* Begin *

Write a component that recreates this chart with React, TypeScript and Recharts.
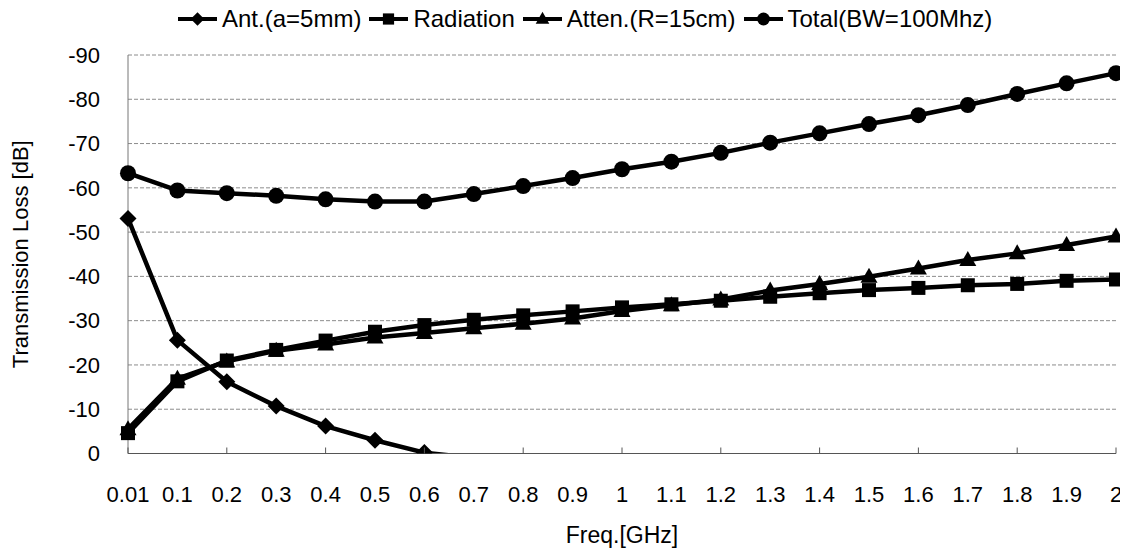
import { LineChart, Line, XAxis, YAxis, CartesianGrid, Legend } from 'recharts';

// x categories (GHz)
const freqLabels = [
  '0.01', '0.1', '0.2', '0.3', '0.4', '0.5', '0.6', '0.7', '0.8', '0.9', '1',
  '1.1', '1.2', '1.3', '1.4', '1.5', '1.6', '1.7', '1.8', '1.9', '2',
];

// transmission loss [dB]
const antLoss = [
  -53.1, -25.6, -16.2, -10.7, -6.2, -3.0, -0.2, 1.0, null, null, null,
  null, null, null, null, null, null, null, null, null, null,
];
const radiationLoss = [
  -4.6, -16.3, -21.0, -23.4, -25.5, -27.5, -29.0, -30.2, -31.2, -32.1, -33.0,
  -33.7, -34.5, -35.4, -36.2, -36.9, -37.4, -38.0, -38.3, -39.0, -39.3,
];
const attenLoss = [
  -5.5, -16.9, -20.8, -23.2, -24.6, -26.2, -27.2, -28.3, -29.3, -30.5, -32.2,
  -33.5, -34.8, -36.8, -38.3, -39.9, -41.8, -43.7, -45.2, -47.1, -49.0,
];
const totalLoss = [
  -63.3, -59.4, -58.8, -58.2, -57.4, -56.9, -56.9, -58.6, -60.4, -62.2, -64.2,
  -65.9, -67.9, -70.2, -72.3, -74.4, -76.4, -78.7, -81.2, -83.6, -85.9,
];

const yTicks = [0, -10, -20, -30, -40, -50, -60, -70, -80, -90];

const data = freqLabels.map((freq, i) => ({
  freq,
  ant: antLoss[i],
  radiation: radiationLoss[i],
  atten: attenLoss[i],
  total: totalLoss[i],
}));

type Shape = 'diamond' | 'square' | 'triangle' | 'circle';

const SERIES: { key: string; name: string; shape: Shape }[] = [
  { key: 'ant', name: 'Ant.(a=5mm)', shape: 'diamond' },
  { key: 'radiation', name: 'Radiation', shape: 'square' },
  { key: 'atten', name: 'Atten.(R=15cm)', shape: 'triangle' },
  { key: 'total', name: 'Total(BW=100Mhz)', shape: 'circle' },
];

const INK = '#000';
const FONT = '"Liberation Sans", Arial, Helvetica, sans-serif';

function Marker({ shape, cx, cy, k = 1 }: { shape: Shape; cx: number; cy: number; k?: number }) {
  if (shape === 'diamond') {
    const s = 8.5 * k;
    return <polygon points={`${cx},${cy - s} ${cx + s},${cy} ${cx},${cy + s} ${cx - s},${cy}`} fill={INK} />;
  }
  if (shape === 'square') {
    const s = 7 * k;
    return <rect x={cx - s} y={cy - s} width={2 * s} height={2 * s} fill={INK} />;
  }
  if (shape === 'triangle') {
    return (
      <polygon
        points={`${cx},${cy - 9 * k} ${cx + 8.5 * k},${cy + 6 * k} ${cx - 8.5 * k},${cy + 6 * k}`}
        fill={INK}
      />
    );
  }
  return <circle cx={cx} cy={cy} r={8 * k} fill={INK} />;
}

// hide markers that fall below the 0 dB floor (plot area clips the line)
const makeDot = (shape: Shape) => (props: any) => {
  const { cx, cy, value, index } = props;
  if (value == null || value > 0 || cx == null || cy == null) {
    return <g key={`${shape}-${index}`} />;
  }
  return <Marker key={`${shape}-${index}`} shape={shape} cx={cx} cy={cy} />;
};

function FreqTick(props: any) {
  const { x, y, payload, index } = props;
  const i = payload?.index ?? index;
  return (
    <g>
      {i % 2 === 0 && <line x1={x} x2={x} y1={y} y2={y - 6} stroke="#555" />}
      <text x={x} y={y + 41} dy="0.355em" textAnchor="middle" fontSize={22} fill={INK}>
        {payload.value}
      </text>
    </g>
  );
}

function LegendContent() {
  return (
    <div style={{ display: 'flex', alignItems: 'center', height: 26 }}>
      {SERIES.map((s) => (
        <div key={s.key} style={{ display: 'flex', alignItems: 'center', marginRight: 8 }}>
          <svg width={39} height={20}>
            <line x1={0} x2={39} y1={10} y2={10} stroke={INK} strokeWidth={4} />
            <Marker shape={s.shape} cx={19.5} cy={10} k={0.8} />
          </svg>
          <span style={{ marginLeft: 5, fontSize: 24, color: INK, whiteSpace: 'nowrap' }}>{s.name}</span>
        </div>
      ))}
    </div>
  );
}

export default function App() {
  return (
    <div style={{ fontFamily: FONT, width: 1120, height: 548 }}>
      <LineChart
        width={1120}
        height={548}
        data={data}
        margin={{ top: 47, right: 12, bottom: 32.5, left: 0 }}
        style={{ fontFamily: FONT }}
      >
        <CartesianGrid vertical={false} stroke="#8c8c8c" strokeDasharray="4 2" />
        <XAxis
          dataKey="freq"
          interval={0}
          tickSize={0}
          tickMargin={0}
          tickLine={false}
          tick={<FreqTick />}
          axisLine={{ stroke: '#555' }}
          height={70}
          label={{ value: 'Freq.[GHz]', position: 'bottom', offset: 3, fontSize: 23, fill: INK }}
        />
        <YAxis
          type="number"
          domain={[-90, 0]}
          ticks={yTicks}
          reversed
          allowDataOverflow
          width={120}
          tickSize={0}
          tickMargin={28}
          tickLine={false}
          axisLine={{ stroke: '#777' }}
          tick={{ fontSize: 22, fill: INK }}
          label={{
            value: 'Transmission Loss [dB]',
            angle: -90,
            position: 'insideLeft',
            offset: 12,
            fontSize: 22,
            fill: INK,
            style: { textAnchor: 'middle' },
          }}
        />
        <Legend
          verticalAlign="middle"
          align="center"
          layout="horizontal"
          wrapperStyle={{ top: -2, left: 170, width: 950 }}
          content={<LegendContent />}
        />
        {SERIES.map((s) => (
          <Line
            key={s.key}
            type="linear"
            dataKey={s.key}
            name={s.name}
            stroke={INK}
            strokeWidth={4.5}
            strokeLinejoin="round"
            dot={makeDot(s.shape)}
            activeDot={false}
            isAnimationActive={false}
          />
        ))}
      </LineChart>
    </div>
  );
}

* End *

● **The exercise**:
Starting at the top of the listing above, please restate word for word each line up to and including the one that holds "YAxis, CartesianGrid, Legend", omitting every image.

● **Final answer**:
Write a component that recreates this chart with React, TypeScript and Recharts.
import { LineChart, Line, XAxis, YAxis, CartesianGrid, Legend } from 'recharts';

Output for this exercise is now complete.